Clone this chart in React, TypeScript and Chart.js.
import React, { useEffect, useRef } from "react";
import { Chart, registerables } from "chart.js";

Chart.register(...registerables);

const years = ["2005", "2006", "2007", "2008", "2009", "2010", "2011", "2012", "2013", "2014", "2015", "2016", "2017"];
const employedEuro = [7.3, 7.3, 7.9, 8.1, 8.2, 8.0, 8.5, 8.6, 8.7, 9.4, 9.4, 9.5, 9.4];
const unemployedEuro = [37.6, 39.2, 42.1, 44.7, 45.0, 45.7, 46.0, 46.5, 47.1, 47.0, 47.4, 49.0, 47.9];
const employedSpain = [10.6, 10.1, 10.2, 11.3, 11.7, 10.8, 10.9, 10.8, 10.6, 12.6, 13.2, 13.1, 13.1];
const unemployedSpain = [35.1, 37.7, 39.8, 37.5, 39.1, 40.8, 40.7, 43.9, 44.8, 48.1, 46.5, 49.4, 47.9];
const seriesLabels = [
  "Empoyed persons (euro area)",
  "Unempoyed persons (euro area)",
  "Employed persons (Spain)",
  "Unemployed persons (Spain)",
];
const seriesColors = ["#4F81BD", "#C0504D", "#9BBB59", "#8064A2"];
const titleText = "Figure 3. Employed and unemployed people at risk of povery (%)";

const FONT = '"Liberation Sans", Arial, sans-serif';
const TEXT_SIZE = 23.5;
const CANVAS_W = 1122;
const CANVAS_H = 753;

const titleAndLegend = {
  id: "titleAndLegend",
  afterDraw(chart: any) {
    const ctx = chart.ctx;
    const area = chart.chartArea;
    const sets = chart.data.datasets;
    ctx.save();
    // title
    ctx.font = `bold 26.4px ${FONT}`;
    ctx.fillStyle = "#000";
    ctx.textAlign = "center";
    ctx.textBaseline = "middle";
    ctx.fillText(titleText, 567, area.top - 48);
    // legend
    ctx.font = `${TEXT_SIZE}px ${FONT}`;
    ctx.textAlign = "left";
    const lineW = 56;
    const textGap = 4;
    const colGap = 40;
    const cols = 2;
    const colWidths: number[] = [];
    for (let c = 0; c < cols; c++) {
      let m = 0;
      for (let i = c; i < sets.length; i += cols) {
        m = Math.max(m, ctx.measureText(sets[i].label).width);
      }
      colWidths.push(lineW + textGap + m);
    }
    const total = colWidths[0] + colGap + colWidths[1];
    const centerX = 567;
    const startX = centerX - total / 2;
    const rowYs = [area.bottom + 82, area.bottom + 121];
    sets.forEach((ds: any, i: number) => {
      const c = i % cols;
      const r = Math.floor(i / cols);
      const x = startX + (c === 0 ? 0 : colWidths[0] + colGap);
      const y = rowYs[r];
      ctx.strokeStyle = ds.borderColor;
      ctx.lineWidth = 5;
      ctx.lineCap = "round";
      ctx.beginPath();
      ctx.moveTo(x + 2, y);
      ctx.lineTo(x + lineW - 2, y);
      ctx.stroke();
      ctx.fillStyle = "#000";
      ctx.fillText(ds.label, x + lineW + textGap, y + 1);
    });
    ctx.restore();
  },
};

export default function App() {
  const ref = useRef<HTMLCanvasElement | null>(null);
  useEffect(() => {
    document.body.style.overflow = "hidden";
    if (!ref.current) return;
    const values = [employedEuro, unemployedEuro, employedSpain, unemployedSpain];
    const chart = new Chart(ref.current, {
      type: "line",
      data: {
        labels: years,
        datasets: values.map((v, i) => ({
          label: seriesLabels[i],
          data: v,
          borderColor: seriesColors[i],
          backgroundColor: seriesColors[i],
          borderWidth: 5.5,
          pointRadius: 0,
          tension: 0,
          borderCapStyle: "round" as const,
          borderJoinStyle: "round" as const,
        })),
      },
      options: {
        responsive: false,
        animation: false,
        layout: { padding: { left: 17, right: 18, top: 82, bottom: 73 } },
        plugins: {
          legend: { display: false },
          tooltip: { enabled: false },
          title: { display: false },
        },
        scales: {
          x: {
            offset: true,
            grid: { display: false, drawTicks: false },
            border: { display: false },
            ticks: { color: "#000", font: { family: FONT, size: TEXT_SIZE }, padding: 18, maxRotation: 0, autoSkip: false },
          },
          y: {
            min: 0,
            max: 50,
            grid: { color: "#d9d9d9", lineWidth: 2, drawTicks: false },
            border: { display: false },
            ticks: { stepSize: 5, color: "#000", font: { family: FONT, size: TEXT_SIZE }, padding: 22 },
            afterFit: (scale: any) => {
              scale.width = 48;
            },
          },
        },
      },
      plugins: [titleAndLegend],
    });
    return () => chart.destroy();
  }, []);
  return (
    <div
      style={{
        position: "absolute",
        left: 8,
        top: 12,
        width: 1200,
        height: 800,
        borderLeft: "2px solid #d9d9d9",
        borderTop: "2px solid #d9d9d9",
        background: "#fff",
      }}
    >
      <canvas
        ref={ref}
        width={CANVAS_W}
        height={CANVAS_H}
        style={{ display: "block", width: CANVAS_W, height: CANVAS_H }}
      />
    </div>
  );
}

What is expected: Set down the listing above in full, please, exactly as it appears.

Written answer:
Clone this chart in React, TypeScript and Chart.js.
import React, { useEffect, useRef } from "react";
import { Chart, registerables } from "chart.js";

Chart.register(...registerables);

const years = ["2005", "2006", "2007", "2008", "2009", "2010", "2011", "2012", "2013", "2014", "2015", "2016", "2017"];
const employedEuro = [7.3, 7.3, 7.9, 8.1, 8.2, 8.0, 8.5, 8.6, 8.7, 9.4, 9.4, 9.5, 9.4];
const unemployedEuro = [37.6, 39.2, 42.1, 44.7, 45.0, 45.7, 46.0, 46.5, 47.1, 47.0, 47.4, 49.0, 47.9];
const employedSpain = [10.6, 10.1, 10.2, 11.3, 11.7, 10.8, 10.9, 10.8, 10.6, 12.6, 13.2, 13.1, 13.1];
const unemployedSpain = [35.1, 37.7, 39.8, 37.5, 39.1, 40.8, 40.7, 43.9, 44.8, 48.1, 46.5, 49.4, 47.9];
const seriesLabels = [
  "Empoyed persons (euro area)",
  "Unempoyed persons (euro area)",
  "Employed persons (Spain)",
  "Unemployed persons (Spain)",
];
const seriesColors = ["#4F81BD", "#C0504D", "#9BBB59", "#8064A2"];
const titleText = "Figure 3. Employed and unemployed people at risk of povery (%)";

const FONT = '"Liberation Sans", Arial, sans-serif';
const TEXT_SIZE = 23.5;
const CANVAS_W = 1122;
const CANVAS_H = 753;

const titleAndLegend = {
  id: "titleAndLegend",
  afterDraw(chart: any) {
    const ctx = chart.ctx;
    const area = chart.chartArea;
    const sets = chart.data.datasets;
    ctx.save();
    // title
    ctx.font = `bold 26.4px ${FONT}`;
    ctx.fillStyle = "#000";
    ctx.textAlign = "center";
    ctx.textBaseline = "middle";
    ctx.fillText(titleText, 567, area.top - 48);
    // legend
    ctx.font = `${TEXT_SIZE}px ${FONT}`;
    ctx.textAlign = "left";
    const lineW = 56;
    const textGap = 4;
    const colGap = 40;
    const cols = 2;
    const colWidths: number[] = [];
    for (let c = 0; c < cols; c++) {
      let m = 0;
      for (let i = c; i < sets.length; i += cols) {
        m = Math.max(m, ctx.measureText(sets[i].label).width);
      }
      colWidths.push(lineW + textGap + m);
    }
    const total = colWidths[0] + colGap + colWidths[1];
    const centerX = 567;
    const startX = centerX - total / 2;
    const rowYs = [area.bottom + 82, area.bottom + 121];
    sets.forEach((ds: any, i: number) => {
      const c = i % cols;
      const r = Math.floor(i / cols);
      const x = startX + (c === 0 ? 0 : colWidths[0] + colGap);
      const y = rowYs[r];
      ctx.strokeStyle = ds.borderColor;
      ctx.lineWidth = 5;
      ctx.lineCap = "round";
      ctx.beginPath();
      ctx.moveTo(x + 2, y);
      ctx.lineTo(x + lineW - 2, y);
      ctx.stroke();
      ctx.fillStyle = "#000";
      ctx.fillText(ds.label, x + lineW + textGap, y + 1);
    });
    ctx.restore();
  },
};

export default function App() {
  const ref = useRef<HTMLCanvasElement | null>(null);
  useEffect(() => {
    document.body.style.overflow = "hidden";
    if (!ref.current) return;
    const values = [employedEuro, unemployedEuro, employedSpain, unemployedSpain];
    const chart = new Chart(ref.current, {
      type: "line",
      data: {
        labels: years,
        datasets: values.map((v, i) => ({
          label: seriesLabels[i],
          data: v,
          borderColor: seriesColors[i],
          backgroundColor: seriesColors[i],
          borderWidth: 5.5,
          pointRadius: 0,
          tension: 0,
          borderCapStyle: "round" as const,
          borderJoinStyle: "round" as const,
        })),
      },
      options: {
        responsive: false,
        animation: false,
        layout: { padding: { left: 17, right: 18, top: 82, bottom: 73 } },
        plugins: {
          legend: { display: false },
          tooltip: { enabled: false },
          title: { display: false },
        },
        scales: {
          x: {
            offset: true,
            grid: { display: false, drawTicks: false },
            border: { display: false },
            ticks: { color: "#000", font: { family: FONT, size: TEXT_SIZE }, padding: 18, maxRotation: 0, autoSkip: false },
          },
          y: {
            min: 0,
            max: 50,
            grid: { color: "#d9d9d9", lineWidth: 2, drawTicks: false },
            border: { display: false },
            ticks: { stepSize: 5, color: "#000", font: { family: FONT, size: TEXT_SIZE }, padding: 22 },
            afterFit: (scale: any) => {
              scale.width = 48;
            },
          },
        },
      },
      plugins: [titleAndLegend],
    });
    return () => chart.destroy();
  }, []);
  return (
    <div
      style={{
        position: "absolute",
        left: 8,
        top: 12,
        width: 1200,
        height: 800,
        borderLeft: "2px solid #d9d9d9",
        borderTop: "2px solid #d9d9d9",
        background: "#fff",
      }}
    >
      <canvas
        ref={ref}
        width={CANVAS_W}
        height={CANVAS_H}
        style={{ display: "block", width: CANVAS_W, height: CANVAS_H }}
      />
    </div>
  );
}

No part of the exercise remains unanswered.